** Set problem **
Below are some records; return each one exactly.

** Dataset rows **

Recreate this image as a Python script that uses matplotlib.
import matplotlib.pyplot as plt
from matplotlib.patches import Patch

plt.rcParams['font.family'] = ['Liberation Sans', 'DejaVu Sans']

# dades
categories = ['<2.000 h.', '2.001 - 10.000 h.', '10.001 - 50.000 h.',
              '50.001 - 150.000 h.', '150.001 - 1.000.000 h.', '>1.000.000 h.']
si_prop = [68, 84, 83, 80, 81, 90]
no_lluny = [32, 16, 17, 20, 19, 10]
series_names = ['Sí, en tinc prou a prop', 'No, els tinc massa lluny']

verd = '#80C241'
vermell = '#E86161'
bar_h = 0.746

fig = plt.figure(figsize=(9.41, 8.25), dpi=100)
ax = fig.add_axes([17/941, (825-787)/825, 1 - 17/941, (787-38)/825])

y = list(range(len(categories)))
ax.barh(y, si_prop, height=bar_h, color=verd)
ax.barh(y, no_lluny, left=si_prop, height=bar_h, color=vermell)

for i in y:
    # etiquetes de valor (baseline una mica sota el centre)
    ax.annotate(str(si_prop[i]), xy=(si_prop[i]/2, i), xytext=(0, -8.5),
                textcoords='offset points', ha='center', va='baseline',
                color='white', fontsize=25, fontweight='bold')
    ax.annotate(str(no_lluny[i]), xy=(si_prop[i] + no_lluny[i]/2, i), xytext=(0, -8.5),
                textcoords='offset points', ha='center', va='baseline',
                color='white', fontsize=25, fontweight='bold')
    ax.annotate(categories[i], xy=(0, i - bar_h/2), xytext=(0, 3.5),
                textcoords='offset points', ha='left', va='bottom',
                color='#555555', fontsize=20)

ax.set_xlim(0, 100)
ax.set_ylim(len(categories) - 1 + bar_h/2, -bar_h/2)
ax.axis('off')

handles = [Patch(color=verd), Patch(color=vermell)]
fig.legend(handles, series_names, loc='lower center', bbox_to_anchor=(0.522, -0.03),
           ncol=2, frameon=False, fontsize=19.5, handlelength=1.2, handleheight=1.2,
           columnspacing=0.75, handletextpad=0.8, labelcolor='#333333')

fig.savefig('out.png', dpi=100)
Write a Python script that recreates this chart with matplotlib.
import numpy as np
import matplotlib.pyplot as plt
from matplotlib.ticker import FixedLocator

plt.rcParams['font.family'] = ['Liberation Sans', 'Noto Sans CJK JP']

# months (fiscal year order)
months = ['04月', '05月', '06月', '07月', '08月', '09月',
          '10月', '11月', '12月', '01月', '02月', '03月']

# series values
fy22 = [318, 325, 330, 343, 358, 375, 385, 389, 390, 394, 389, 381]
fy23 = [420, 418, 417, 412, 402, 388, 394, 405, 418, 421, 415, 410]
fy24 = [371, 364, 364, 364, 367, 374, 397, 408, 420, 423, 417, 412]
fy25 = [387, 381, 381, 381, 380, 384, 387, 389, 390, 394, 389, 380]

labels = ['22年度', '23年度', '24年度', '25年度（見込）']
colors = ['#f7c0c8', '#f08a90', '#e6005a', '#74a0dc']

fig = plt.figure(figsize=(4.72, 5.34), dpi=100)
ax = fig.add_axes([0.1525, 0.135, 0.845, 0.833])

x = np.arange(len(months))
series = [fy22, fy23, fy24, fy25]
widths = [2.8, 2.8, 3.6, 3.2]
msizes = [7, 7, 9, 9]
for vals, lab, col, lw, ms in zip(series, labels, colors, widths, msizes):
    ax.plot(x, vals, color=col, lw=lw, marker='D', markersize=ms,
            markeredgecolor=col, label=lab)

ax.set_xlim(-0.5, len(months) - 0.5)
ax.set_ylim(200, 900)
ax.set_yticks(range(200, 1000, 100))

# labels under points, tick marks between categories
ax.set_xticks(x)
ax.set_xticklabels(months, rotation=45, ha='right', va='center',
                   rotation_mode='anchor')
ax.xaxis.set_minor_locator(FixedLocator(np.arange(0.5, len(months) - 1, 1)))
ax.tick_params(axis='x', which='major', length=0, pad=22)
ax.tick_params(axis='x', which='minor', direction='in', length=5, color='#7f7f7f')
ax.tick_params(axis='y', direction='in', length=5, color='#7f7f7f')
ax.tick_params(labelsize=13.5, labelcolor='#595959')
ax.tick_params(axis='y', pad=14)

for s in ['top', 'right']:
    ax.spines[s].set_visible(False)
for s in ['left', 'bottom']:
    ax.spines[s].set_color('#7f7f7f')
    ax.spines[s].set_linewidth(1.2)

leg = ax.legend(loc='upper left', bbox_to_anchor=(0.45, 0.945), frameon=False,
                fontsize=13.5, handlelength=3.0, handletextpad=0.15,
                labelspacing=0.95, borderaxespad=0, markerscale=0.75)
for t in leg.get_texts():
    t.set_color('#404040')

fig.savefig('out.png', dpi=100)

** Exercise solution **
Recreate this image as a Python script that uses matplotlib.
import matplotlib.pyplot as plt
from matplotlib.patches import Patch

plt.rcParams['font.family'] = ['Liberation Sans', 'DejaVu Sans']

# dades
categories = ['<2.000 h.', '2.001 - 10.000 h.', '10.001 - 50.000 h.',
              '50.001 - 150.000 h.', '150.001 - 1.000.000 h.', '>1.000.000 h.']
si_prop = [68, 84, 83, 80, 81, 90]
no_lluny = [32, 16, 17, 20, 19, 10]
series_names = ['Sí, en tinc prou a prop', 'No, els tinc massa lluny']

verd = '#80C241'
vermell = '#E86161'
bar_h = 0.746

fig = plt.figure(figsize=(9.41, 8.25), dpi=100)
ax = fig.add_axes([17/941, (825-787)/825, 1 - 17/941, (787-38)/825])

y = list(range(len(categories)))
ax.barh(y, si_prop, height=bar_h, color=verd)
ax.barh(y, no_lluny, left=si_prop, height=bar_h, color=vermell)

for i in y:
    # etiquetes de valor (baseline una mica sota el centre)
    ax.annotate(str(si_prop[i]), xy=(si_prop[i]/2, i), xytext=(0, -8.5),
                textcoords='offset points', ha='center', va='baseline',
                color='white', fontsize=25, fontweight='bold')
    ax.annotate(str(no_lluny[i]), xy=(si_prop[i] + no_lluny[i]/2, i), xytext=(0, -8.5),
                textcoords='offset points', ha='center', va='baseline',
                color='white', fontsize=25, fontweight='bold')
    ax.annotate(categories[i], xy=(0, i - bar_h/2), xytext=(0, 3.5),
                textcoords='offset points', ha='left', va='bottom',
                color='#555555', fontsize=20)

ax.set_xlim(0, 100)
ax.set_ylim(len(categories) - 1 + bar_h/2, -bar_h/2)
ax.axis('off')

handles = [Patch(color=verd), Patch(color=vermell)]
fig.legend(handles, series_names, loc='lower center', bbox_to_anchor=(0.522, -0.03),
           ncol=2, frameon=False, fontsize=19.5, handlelength=1.2, handleheight=1.2,
           columnspacing=0.75, handletextpad=0.8, labelcolor='#333333')

fig.savefig('out.png', dpi=100)
Write a Python script that recreates this chart with matplotlib.
import numpy as np
import matplotlib.pyplot as plt
from matplotlib.ticker import FixedLocator

plt.rcParams['font.family'] = ['Liberation Sans', 'Noto Sans CJK JP']

# months (fiscal year order)
months = ['04月', '05月', '06月', '07月', '08月', '09月',
          '10月', '11月', '12月', '01月', '02月', '03月']

# series values
fy22 = [318, 325, 330, 343, 358, 375, 385, 389, 390, 394, 389, 381]
fy23 = [420, 418, 417, 412, 402, 388, 394, 405, 418, 421, 415, 410]
fy24 = [371, 364, 364, 364, 367, 374, 397, 408, 420, 423, 417, 412]
fy25 = [387, 381, 381, 381, 380, 384, 387, 389, 390, 394, 389, 380]

labels = ['22年度', '23年度', '24年度', '25年度（見込）']
colors = ['#f7c0c8', '#f08a90', '#e6005a', '#74a0dc']

fig = plt.figure(figsize=(4.72, 5.34), dpi=100)
ax = fig.add_axes([0.1525, 0.135, 0.845, 0.833])

x = np.arange(len(months))
series = [fy22, fy23, fy24, fy25]
widths = [2.8, 2.8, 3.6, 3.2]
msizes = [7, 7, 9, 9]
for vals, lab, col, lw, ms in zip(series, labels, colors, widths, msizes):
    ax.plot(x, vals, color=col, lw=lw, marker='D', markersize=ms,
            markeredgecolor=col, label=lab)

ax.set_xlim(-0.5, len(months) - 0.5)
ax.set_ylim(200, 900)
ax.set_yticks(range(200, 1000, 100))

# labels under points, tick marks between categories
ax.set_xticks(x)
ax.set_xticklabels(months, rotation=45, ha='right', va='center',
                   rotation_mode='anchor')
ax.xaxis.set_minor_locator(FixedLocator(np.arange(0.5, len(months) - 1, 1)))
ax.tick_params(axis='x', which='major', length=0, pad=22)
ax.tick_params(axis='x', which='minor', direction='in', length=5, color='#7f7f7f')
ax.tick_params(axis='y', direction='in', length=5, color='#7f7f7f')
ax.tick_params(labelsize=13.5, labelcolor='#595959')
ax.tick_params(axis='y', pad=14)

for s in ['top', 'right']:
    ax.spines[s].set_visible(False)
for s in ['left', 'bottom']:
    ax.spines[s].set_color('#7f7f7f')
    ax.spines[s].set_linewidth(1.2)

leg = ax.legend(loc='upper left', bbox_to_anchor=(0.45, 0.945), frameon=False,
                fontsize=13.5, handlelength=3.0, handletextpad=0.15,
                labelspacing=0.95, borderaxespad=0, markerscale=0.75)
for t in leg.get_texts():
    t.set_color('#404040')

fig.savefig('out.png', dpi=100)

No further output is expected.